American poet (1801–1860)

William Wilson (25 December 1801 – 25 August 1860) was a Scottish-American poet, bookseller and publisher.

==Biography==
Wilson was born in Perthshire, Scotland. At an early age he was imbued with a passionate love of poetry, derived from his mother, who sang the Jacobite songs and ballads of her native land. While a boy he lost his father, the merchant's death being preceded by his failure in business. A bachelor uncle's fortune in Jamaica was in some way lost to his brother's children, for whom it was intended, so that Wilson's early life was accompanied by many deprivations, including the completion of his education. At 22, he became the editor of the Dundee Literary Olio, a large proportion of which he wrote, in both prose and verse.

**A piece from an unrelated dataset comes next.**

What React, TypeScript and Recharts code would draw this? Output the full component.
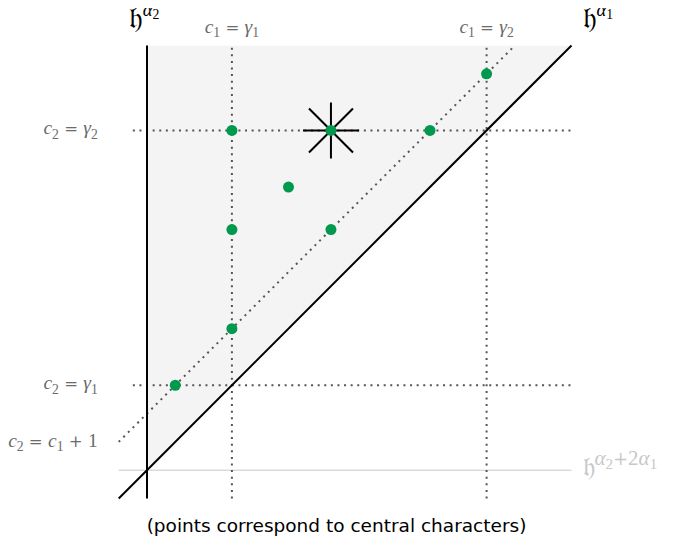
import React from "react";
import {
  ComposedChart,
  Area,
  Scatter,
  XAxis,
  YAxis,
  ReferenceLine,
} from "recharts";

// axis range in "diagram units" (γ1 = 3, γ2 = 12)
const AXIS_MIN = -1;
const AXIS_MAX = 15;
const GAMMA_1 = 3;
const GAMMA_2 = 12;
const DIAG_SHIFT = 2; // offset of the dotted c2 = c1 + 1 line
const H_DOTS_START = -0.5;

// shaded wedge between h^α2 and h^α1
const WEDGE_X = [0, 15];
const WEDGE_LOW = [0, 15];
const WEDGE_HIGH = [15, 15];

// central characters
const POINT_X = [1, 3, 3, 5, 6.5, 3, 6.5, 10, 12];
const POINT_Y = [3, 5, 8.5, 10, 8.5, 12, 12, 12, 14];

// the starred point
const STAR_X = [6.5];
const STAR_Y = [12];

const TITLE = "(points correspond to central characters)";

type Part = [string, string];

const LBL_C1_G1: Part[] = [["c", "i"], ["1", "s"], [" = ", "o"], ["γ", "i"], ["1", "s"]];
const LBL_C1_G2: Part[] = [["c", "i"], ["1", "s"], [" = ", "o"], ["γ", "i"], ["2", "s"]];
const LBL_C2_G2: Part[] = [["c", "i"], ["2", "s"], [" = ", "o"], ["γ", "i"], ["2", "s"]];
const LBL_C2_G1: Part[] = [["c", "i"], ["2", "s"], [" = ", "o"], ["γ", "i"], ["1", "s"]];
const LBL_DIAG: Part[] = [
  ["c", "i"], ["2", "s"], [" = ", "o"], ["c", "i"], ["1", "s"], [" + ", "o"], ["1", "n"],
];
const LBL_H_A2: Part[] = [["𝔥", "f"], ["α", "pi"], ["2", "ps"]];
const LBL_H_A1: Part[] = [["𝔥", "f"], ["α", "pi"], ["1", "ps"]];
const LBL_H_A2A1: Part[] = [
  ["𝔥", "f"], ["α", "Pi"], ["2", "Ps"], ["+", "Po"], ["2", "Pn"], ["α", "Pi"], ["1", "Ps"],
];

// offset (em), scale, italic
const PART_STYLE: Record<string, [number, number, boolean]> = {
  i: [0, 1, true],
  n: [0, 1, false],
  o: [0, 0.85, false],
  f: [0, 1, false],
  s: [0.22, 0.7, false],
  pi: [-0.4, 0.62, true],
  ps: [-0.28, 0.46, false],
  Pi: [-0.42, 0.78, true],
  Pn: [-0.42, 0.78, false],
  Po: [-0.42, 0.66, false],
  Ps: [-0.28, 0.56, false],
};

const SERIF = "'Liberation Serif', 'DejaVu Serif', serif";
const OPS = "'DejaVu Serif', serif";
const FRAKTUR = "'DejaVu Serif', 'DejaVu Sans', 'Noto Sans', serif";

function MathText(props: {
  x: number;
  y: number;
  parts: Part[];
  anchor: "start" | "middle" | "end";
  size: number;
  fill: string;
}) {
  const { x, y, parts, anchor, size, fill } = props;
  let shift = 0;
  return (
    <text
      x={x}
      y={y}
      textAnchor={anchor}
      fill={fill}
      fontSize={size}
      fontFamily={SERIF}
      style={{ whiteSpace: "pre" }}
    >
      {parts.map(([t, k], i) => {
        const [off, scale, italic] = PART_STYLE[k];
        const target = off * size;
        const dy = target - shift;
        shift = target;
        return (
          <tspan
            key={i}
            dy={dy}
            fontSize={size * scale}
            fontStyle={italic ? "italic" : "normal"}
            fontFamily={k === "f" ? FRAKTUR : k === "o" || k === "Po" ? OPS : SERIF}
          >
            {t}
          </tspan>
        );
      })}
    </text>
  );
}

type Place = (vb: any) => { x: number; y: number; anchor: "start" | "middle" | "end" };

const mathLabel =
  (parts: Part[], place: Place, size = 19.5, fill = "#6a6a6a") =>
  (props: any) => {
    const vb = props.viewBox || {};
    const p = place(vb);
    return <MathText x={p.x} y={p.y} anchor={p.anchor} parts={parts} size={size} fill={fill} />;
  };

const above: Place = (vb) => ({ x: vb.x + (vb.width || 0) / 2, y: vb.y - 12.5, anchor: "middle" });
const leftOf: Place = (vb) => ({ x: vb.x - 35, y: vb.y + 4, anchor: "end" });

function Star(props: any) {
  const { cx, cy } = props;
  const a = 28;
  const d = 22;
  return (
    <g stroke="#000" strokeWidth={2}>
      <line x1={cx - a} y1={cy} x2={cx + a} y2={cy} />
      <line x1={cx} y1={cy - a} x2={cx} y2={cy + a} />
      <line x1={cx - d} y1={cy - d} x2={cx + d} y2={cy + d} />
      <line x1={cx - d} y1={cy + d} x2={cx + d} y2={cy - d} />
    </g>
  );
}

function Dot(props: any) {
  return <circle cx={props.cx} cy={props.cy} r={5.5} fill="#00994e" />;
}

const DOTTED = { stroke: "#555", strokeWidth: 2, strokeDasharray: "2 4.6" };

export default function App() {
  const wedge = WEDGE_X.map((x, i) => ({ x, band: [WEDGE_LOW[i], WEDGE_HIGH[i]] }));
  const points = POINT_X.map((x, i) => ({ x, y: POINT_Y[i] }));
  const star = STAR_X.map((x, i) => ({ x, y: STAR_Y[i] }));

  // shifted up/left by the body margin so the svg starts at the page corner
  return (
    <div style={{ position: "relative", width: 675, height: 538, margin: "-8px 0 0 -8px" }}>
      <ComposedChart
        width={675}
        height={538}
        data={wedge}
        margin={{ top: 45.5, right: 103.5, bottom: 39.5, left: 118.7 }}
      >
        <XAxis type="number" dataKey="x" domain={[AXIS_MIN, AXIS_MAX]} hide allowDataOverflow />
        <YAxis type="number" dataKey="y" domain={[AXIS_MIN, AXIS_MAX]} hide allowDataOverflow />
        <Area
          type="linear"
          dataKey="band"
          fill="#f4f4f4"
          fillOpacity={1}
          stroke="none"
          isAnimationActive={false}
        />
        {/* h^{α2+2α1} wall */}
        <ReferenceLine
          segment={[{ x: AXIS_MIN, y: 0 }, { x: AXIS_MAX, y: 0 }]}
          stroke="#c8c8c8"
          strokeWidth={1}
          label={mathLabel(
            LBL_H_A2A1,
            (vb) => ({ x: vb.x + vb.width + 11, y: vb.y + 6, anchor: "start" }),
            27,
            "#c8c8c8"
          )}
        />
        {/* dotted guides */}
        <ReferenceLine
          segment={[{ x: GAMMA_1, y: AXIS_MIN }, { x: GAMMA_1, y: AXIS_MAX }]}
          {...DOTTED}
          label={mathLabel(LBL_C1_G1, above)}
        />
        <ReferenceLine
          segment={[{ x: GAMMA_2, y: AXIS_MIN }, { x: GAMMA_2, y: AXIS_MAX }]}
          {...DOTTED}
          label={mathLabel(LBL_C1_G2, above)}
        />
        <ReferenceLine
          segment={[{ x: H_DOTS_START, y: GAMMA_2 }, { x: AXIS_MAX, y: GAMMA_2 }]}
          {...DOTTED}
          label={mathLabel(LBL_C2_G2, leftOf)}
        />
        <ReferenceLine
          segment={[{ x: H_DOTS_START, y: GAMMA_1 }, { x: AXIS_MAX, y: GAMMA_1 }]}
          {...DOTTED}
          label={mathLabel(LBL_C2_G1, leftOf)}
        />
        <ReferenceLine
          segment={[
            { x: AXIS_MIN, y: AXIS_MIN + DIAG_SHIFT },
            { x: AXIS_MAX - DIAG_SHIFT, y: AXIS_MAX },
          ]}
          {...DOTTED}
          label={mathLabel(LBL_DIAG, (vb) => ({
            x: vb.x - 21,
            y: vb.y + vb.height + 5,
            anchor: "end",
          }))}
        />
        {/* walls */}
        <ReferenceLine
          segment={[{ x: 0, y: AXIS_MIN }, { x: 0, y: AXIS_MAX }]}
          stroke="#000"
          strokeWidth={2}
          label={mathLabel(
            LBL_H_A2,
            (vb) => ({ x: vb.x - 3, y: vb.y - 18, anchor: "middle" }),
            30,
            "#000"
          )}
        />
        <ReferenceLine
          segment={[{ x: AXIS_MIN, y: AXIS_MIN }, { x: AXIS_MAX, y: AXIS_MAX }]}
          stroke="#000"
          strokeWidth={2}
          label={mathLabel(
            LBL_H_A1,
            (vb) => ({ x: vb.x + vb.width + 11, y: vb.y - 18, anchor: "start" }),
            30,
            "#000"
          )}
        />
        <Scatter data={star} shape={<Star />} isAnimationActive={false} />
        <Scatter data={points} shape={<Dot />} isAnimationActive={false} />
      </ComposedChart>
      <div
        style={{
          position: "absolute",
          left: 0,
          top: 515,
          width: 673,
          lineHeight: "22px",
          textAlign: "center",
          fontFamily: "'DejaVu Sans', sans-serif",
          fontSize: 18.5,
          color: "#000",
        }}
      >
        {TITLE}
      </div>
    </div>
  );
}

By 1826, Wilson had married and moved with his wife to Edinburgh at the urging of influential friends; he became established in business, and joined the literary circle of Christopher North. That same year his young wife died, and he expressed his sorrow in poetry. In 1830, Wilson married Miss Sibbald, of Borthaugh, a descendant of Sir Andrew Sibbald and a niece of James Sibbald, the literary antiquary and editor of the Chronicle of Scottish Poetry, also the friend of Robert Burns. They had three sons together.

Wilson published poems in the Edinburgh Literary Journal and other leading periodicals. At this period, the young poet's charming conversation and manners made him a welcome guest in the literary circles of Edinburgh. At the house of Mrs. Anne Grant, of Loch Laggan, he was a constant visitor, and she owned his portrait by Sir John Watson Gordon.

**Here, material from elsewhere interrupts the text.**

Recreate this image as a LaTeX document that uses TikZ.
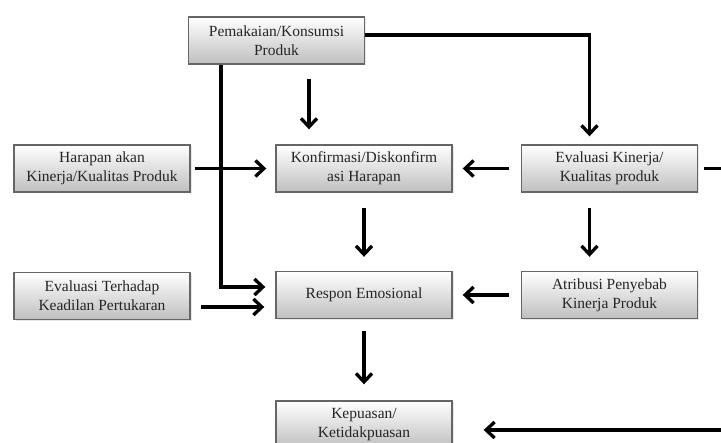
\documentclass[tikz,border=0pt]{standalone}
\usepackage{fontspec}
\setmainfont{Liberation Serif}
\usetikzlibrary{arrows.meta,shadows}

\tikzset{
  box/.style={draw=black!60, line width=1.4pt, top color=white, bottom color=black!25,
    minimum width=176pt, minimum height=47pt, align=center, inner sep=2pt,
    text=black!85, font=\fontsize{15.5}{19}\selectfont,
    drop shadow={opacity=0.18, shadow xshift=1.5pt, shadow yshift=-1.5pt}},
  arr/.style={line width=3.3pt, -{Straight Barb[length=8.5pt, width=16pt, line width=3.3pt]}}
}

\begin{document}
\begin{tikzpicture}[x=1pt, y=-1pt]
  \useasboundingbox (0,0) rectangle (721,443);
  \fill[white] (0,0) rectangle (721,443);
  \clip (0,0) rectangle (721,443);

  % boxes
  \node[box] (top)  at (276.5,40.5) {Pemakaian/Konsumsi\\Produk};
  \node[box] (har)  at (102,168.5)  {Harapan akan\\Kinerja/Kualitas Produk};
  \node[box] (konf) at (364,168.5)  {Konfirmasi/Diskonfirm\\asi Harapan};
  \node[box] (eval) at (609.5,168.5) {Evaluasi Kinerja/\\Kualitas produk};
  \node[box] (adil) at (102,296)    {Evaluasi Terhadap\\Keadilan Pertukaran};
  \node[box] (resp) at (364,295)    {Respon Emosional};
  \node[box] (atr)  at (609.5,295)  {Atribusi Penyebab\\Kinerja Produk};
  \node[box] (kep)  at (364,424.5)  {Kepuasan/\\Ketidakpuasan};

  % return path along the right edge
  \coordinate (rt) at (740,0);

  % connectors
  \draw[arr, shorten >=8pt]
    ([yshift=5.5pt]top.east) -| ([xshift=-20pt]eval.north);
  \draw[arr, shorten >=10pt]
    ([xshift=-55.5pt]top.south) |- ([yshift=8pt]resp.west);
  \draw[arr, shorten <=14pt, shorten >=15pt]
    ([xshift=32.5pt]top.south) -- ([xshift=32.5pt]top.south |- konf.north);
  \draw[arr, shorten <=4pt, shorten >=9pt] (har.east) -- (konf.west);
  \draw[arr, shorten <=11.5pt, shorten >=10pt] (eval.west) -- (konf.west -| konf.east);
  \draw[arr, shorten <=15pt, shorten >=14pt] (konf.south) -- (resp.north);
  \draw[arr, shorten <=15pt, shorten >=14pt]
    ([xshift=-20pt]eval.south) -- ([xshift=-20pt]atr.north);
  \draw[arr, shorten <=10pt, shorten >=11pt]
    ([yshift=-11pt]adil.east) -- ([yshift=-11pt]adil.east -| resp.west);
  \draw[arr, shorten <=12pt, shorten >=10pt] (atr.west) -- (resp.east);
  \draw[arr, shorten <=12pt, shorten >=16pt] (resp.south) -- (kep.north);
  \draw[arr, shorten >=31pt]
    ([xshift=6pt]eval.east) -- (eval.east -| rt) |- ([yshift=-5.5pt]kep.east);
\end{tikzpicture}
\end{document}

When 32 years of age, Wilson and his wife emigrated to the United States and settled at Poughkeepsie, New York, on the Hudson River. He was a bookseller and publisher, which he continued till his death, a portion of the time in partnership with the elder brother of Bishops Alonzo and Horatio Potter, and later with his son, James Grant. Wilson occasionally contributed in prose and verse — generally anonymously — to various American periodicals. Sometimes he sent contributions to the British Blackwood or Chambers's Journal. Selections of his poems appeared in The Cabinet, Modern Scottish Minstrel, and Henry Wadsworth Longfellow's Poems of Places, but he never issued them in a volume.

Wilson died in Poughkeepsie. It was not till 1869 that a portion of his poems were published in Poughkeepsie with a memoir by Benson J. Lossing. A second edition, with additional poems, appeared in 1875, and a third in 1884. Willis pronounced one of Wilson's poems "the best modern imitation of the old ballad style that he had ever met with," and William Cullen Bryant said "the song in which the writer personates Richard the Lion-hearted during his imprisonment is more spirited than any of the ballads of Aytoun."

All of Wilson's sons by his second marriage served in the Civil War: James attained the rank of brevet brigadier general; the second fell at the head of his company at Fredericksburg, Virginia; and the youngest, leaving his studies at 16, volunteered with several of his classmates and went to the front.